Tip Tuesday | Choosing a Chunk Size for RAG
A key step in the Retrieval Augmented Generation (RAG) pipeline is chunking your unstructured source data, the process of dividing a large body of information into small and manageable pieces. These chunks are the elements which will be searched through for relevance to the user query and used as the context for a response, so they must be created in a way that enables efficient search operations while containing meaningful information. If a chunk is too large it may contain information on several topics, reducing its similarity score when compared to a single one of those topics in a query, but if it’s too small then it may not contain a complete or useful factual statement about a given subject. Furthermore, small sizes lead to a greater number of total chunks, thereby increasing the search time and complexity. The choice of chunking strategy can therefore have a significant impact on the performance of the end model.

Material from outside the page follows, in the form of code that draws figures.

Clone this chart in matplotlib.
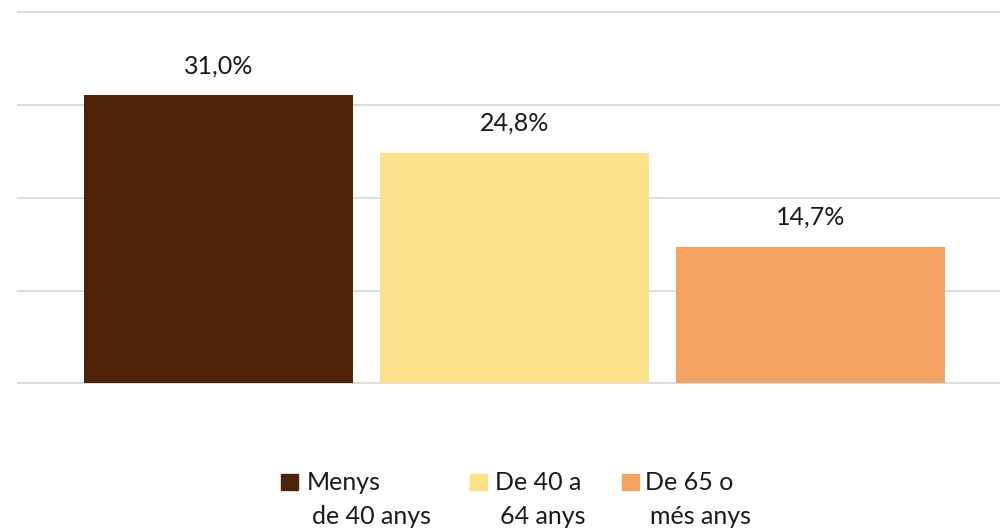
import matplotlib
matplotlib.use("Agg")
import matplotlib.pyplot as plt
from matplotlib.patches import Rectangle

# data
groups = ["Menys\nde 40 anys", "De 40 a\n64 anys", "De 65 o\nmés anys"]
values = [31.0, 24.8, 14.7]
colors = ["#4E2409", "#FDE18A", "#F4A261"]

plt.rcParams["font.family"] = ["Lato", "DejaVu Sans"]

W, H = 1000, 530
fig = plt.figure(figsize=(W / 100, H / 100), dpi=100)
ax = fig.add_axes([0.017, 0.2677, 0.983, 0.7274])

x = list(range(len(values)))
bars = ax.bar(x, values, width=0.907, color=colors, zorder=3)

for b, v in zip(bars, values):
    ax.annotate(f"{v:.1f}%".replace(".", ","),
                (b.get_x() + b.get_width() / 2, v),
                xytext=(0, 13), textcoords="offset points",
                ha="center", va="bottom", fontsize=18, color="#1a1a1a")

ax.set_xlim(-0.68, 2.64)
ax.set_ylim(-0.5, 41)
ax.set_yticks([0, 10, 20, 30, 40])
ax.yaxis.grid(True, color="#D9D9D9", linewidth=1.3, zorder=0)
ax.tick_params(left=False, bottom=False, labelleft=False, labelbottom=False)
for s in ax.spines.values():
    s.set_visible(False)

# legend drawn by hand so the swatch sits next to the first line
sw_x = [281, 470, 622]
tx_x = [307, 495, 645]
for i, lab in enumerate(groups):
    l1, l2 = lab.split("\n")
    fig.add_artist(Rectangle((sw_x[i] / W, 1 - 490 / H), 17 / W, 16 / H,
                             transform=fig.transFigure, color=colors[i]))
    fig.text(tx_x[i] / W, 1 - 490 / H, l1, fontsize=18, va="baseline", ha="left", color="#1a1a1a")
    fig.text((tx_x[i] + 5) / W, 1 - 524 / H, l2, fontsize=18, va="baseline", ha="left", color="#1a1a1a")

fig.savefig("out.png", dpi=100)
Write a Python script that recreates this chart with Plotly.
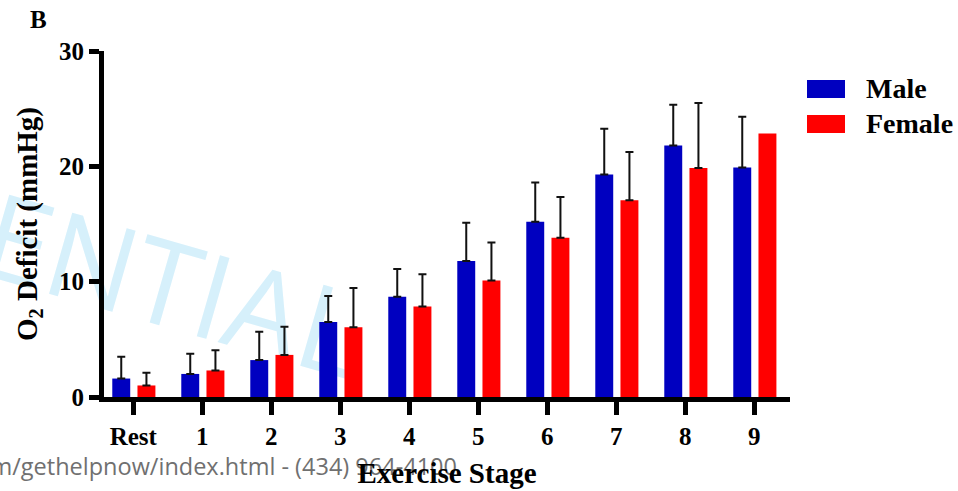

When deciding on an appropriate chunk size it’s advisable to start by understanding the source data, specifically how it’s structured, how much there is, and how verbose it is. For example, a bullet point list will likely be relatively information-dense and suited to a smaller chunk size than a description given in a conversational style. By getting a feel for what type of data you’re working with you can start to quantify what ‘too big' and ‘too small’ look like. Of course in real world data there will be a mixture of formatting and styles, each of which each lend themselves to different chunk sizes, but this isn’t a problem! It doesn’t matter if one chunk is 100 tokens long and another is 500 long; embedding models will map a chunk to the same number of dimensions regardless of its size, so you’re free to be led by information density instead of word count.
The format of your source documents can also be used to help define and guide this process. Structured formats like HTML and XML self-describe their content, allowing us to detect and treat headings, paragraphs, images, lists etc. differently, whereas code could be chunked on a function-by-function basis, or a slideshow might make most sense with one slide per chunk.
Ultimately there’s no one-size-fits-all solution to picking a chunk size, but you can take a cue from your data to make an informed estimate. Iterating from this estimate, you can try a few chunk sizes or strategies, compare them, and allow model performance to drive the final decision.